## Your task
Write each line of the material exactly as given, from the top through the line that contains "XAxis, YAxis, CartesianGrid", and omit all pictures.

## Supplied data

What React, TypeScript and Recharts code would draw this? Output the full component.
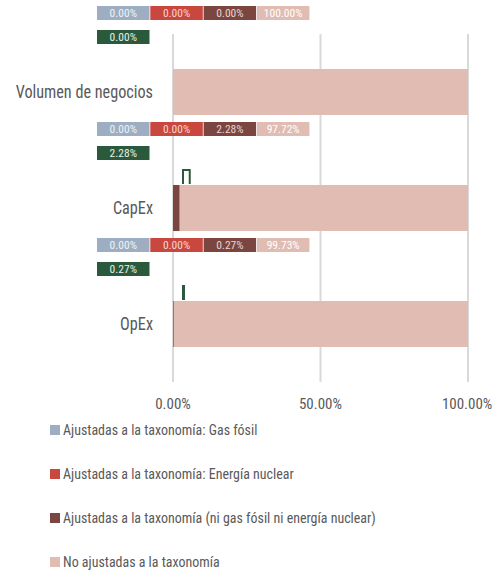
import React from 'react';
import { BarChart, Bar, XAxis, YAxis, CartesianGrid } from 'recharts';

const categories = ['Volumen de negocios', 'CapEx', 'OpEx'];
const gasFosil = [0, 0, 0];
const nuclear = [0, 0, 0];
const niGasNiNuclear = [0, 0.0228, 0.0027];
const noAjustadas = [1, 0.9772, 0.9973];
const totalAjustadas = [0, 0.0228, 0.0027];
const xTicks = [0, 0.5, 1];

const seriesNames = [
  'Ajustadas a la taxonomía: Gas fósil',
  'Ajustadas a la taxonomía: Energía nuclear',
  'Ajustadas a la taxonomía (ni gas fósil ni energía nuclear)',
  'No ajustadas a la taxonomía',
];
const colors = ['#9DAEC2', '#C8473F', '#7B463F', '#E0BCB2'];
const green = '#2A5A3B';

const FONT = '"Liberation Sans Narrow", "Roboto Condensed", Roboto, sans-serif';
const W = 494;
const H = 420;
const MARGIN = { top: 34, right: 26, left: 0, bottom: 0 };
const YAXIS_W = 173;
const PLOT_LEFT = MARGIN.left + YAXIS_W;
const PLOT_W = W - PLOT_LEFT - MARGIN.right;

const data = categories.map((name, i) => ({
  name,
  gas: gasFosil[i],
  nuclear: nuclear[i],
  ni: niGasNiNuclear[i],
  no: noAjustadas[i],
  total: totalAjustadas[i],
}));

const pct = (v: number) => (v * 100).toFixed(2) + '%';

function CatTick({ x, y, payload }: any) {
  return (
    <text
      transform={`translate(${x},${y}) scale(0.9,1)`}
      textAnchor="end"
      dy="0.36em"
      fontSize={18}
      fontFamily={FONT}
      fill="#595959"
    >
      {payload.value}
    </text>
  );
}

// last segment draws the bar plus the value boxes and the aligned marker above it
function NoShape(props: any) {
  const { x, y, width, height, payload } = props;
  const vals = [payload.gas, payload.nuclear, payload.ni, payload.no];
  const boxW = 52.5;
  const boxX = PLOT_LEFT - 76;
  const rowY = y - 63;
  const textFill = ['#EEF2F6', '#F6D6D2', '#E9D3CF', '#FFFFFF'];
  const mW = Math.max(payload.total * PLOT_W, 1);
  const mx = PLOT_LEFT + 10;
  return (
    <g>
      <rect x={x} y={y} width={width} height={height} fill={colors[3]} />
      {vals.map((v: number, k: number) => (
        <g key={k}>
          <rect x={boxX + k * 53.3} y={rowY} width={boxW} height={14} fill={colors[k]} />
          <text
            x={boxX + k * 53.3 + boxW / 2}
            y={rowY + 11}
            textAnchor="middle"
            fontSize={11.5}
            fontFamily={FONT}
            fill={textFill[k]}
          >
            {pct(v)}
          </text>
        </g>
      ))}
      <rect x={boxX} y={y - 39} width={boxW} height={14} fill={green} />
      <text x={boxX + boxW / 2} y={y - 28} textAnchor="middle" fontSize={11.5} fontFamily={FONT} fill="#E8EFEA">
        {pct(payload.total)}
      </text>
      {payload.total > 0 && (
        <path
          d={`M${mx},${y - 1} V${y - 15} H${mx + mW} V${y - 1}`}
          fill="none"
          stroke={green}
          strokeWidth={2}
        />
      )}
    </g>
  );
}

export default function App() {
  return (
    <div style={{ position: 'absolute', left: 0, top: 0, width: W, height: 577, background: '#fff' }}>
      <BarChart width={W} height={H} data={data} layout="vertical" margin={MARGIN} barSize={46}>
        <CartesianGrid horizontal={false} vertical stroke="#D9D9D9" strokeWidth={2} />
        <XAxis
          type="number"
          domain={[0, 1]}
          ticks={xTicks}
          tickFormatter={pct}
          axisLine={false}
          tickLine={false}
          tickMargin={10}
          height={38}
          tick={{ fontSize: 15, fontFamily: FONT, fill: '#595959' }}
        />
        <YAxis
          type="category"
          dataKey="name"
          width={YAXIS_W}
          axisLine={false}
          tickLine={false}
          tickSize={0}
          tickMargin={20}
          tick={CatTick}
        />
        <Bar dataKey="gas" stackId="a" fill={colors[0]} isAnimationActive={false} />
        <Bar dataKey="nuclear" stackId="a" fill={colors[1]} isAnimationActive={false} />
        <Bar dataKey="ni" stackId="a" fill={colors[2]} isAnimationActive={false} />
        <Bar dataKey="no" stackId="a" fill={colors[3]} shape={NoShape} isAnimationActive={false} />
      </BarChart>
      <div style={{ position: 'absolute', left: 50, top: 421, fontFamily: FONT, fontSize: 15, color: '#595959' }}>
        {seriesNames.map((n, i) => (
          <div key={n} style={{ display: 'flex', alignItems: 'center', height: 18, marginBottom: 26 }}>
            <span style={{ width: 10, height: 10, background: colors[i], marginRight: 3, display: 'inline-block', flex: 'none' }} />
            <span style={{ display: 'inline-block', transform: 'scaleX(0.93)', transformOrigin: 'left center', whiteSpace: 'nowrap' }}>{n}</span>
          </div>
        ))}
      </div>
    </div>
  );
}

## Correct output
What React, TypeScript and Recharts code would draw this? Output the full component.
import React from 'react';
import { BarChart, Bar, XAxis, YAxis, CartesianGrid } from 'recharts';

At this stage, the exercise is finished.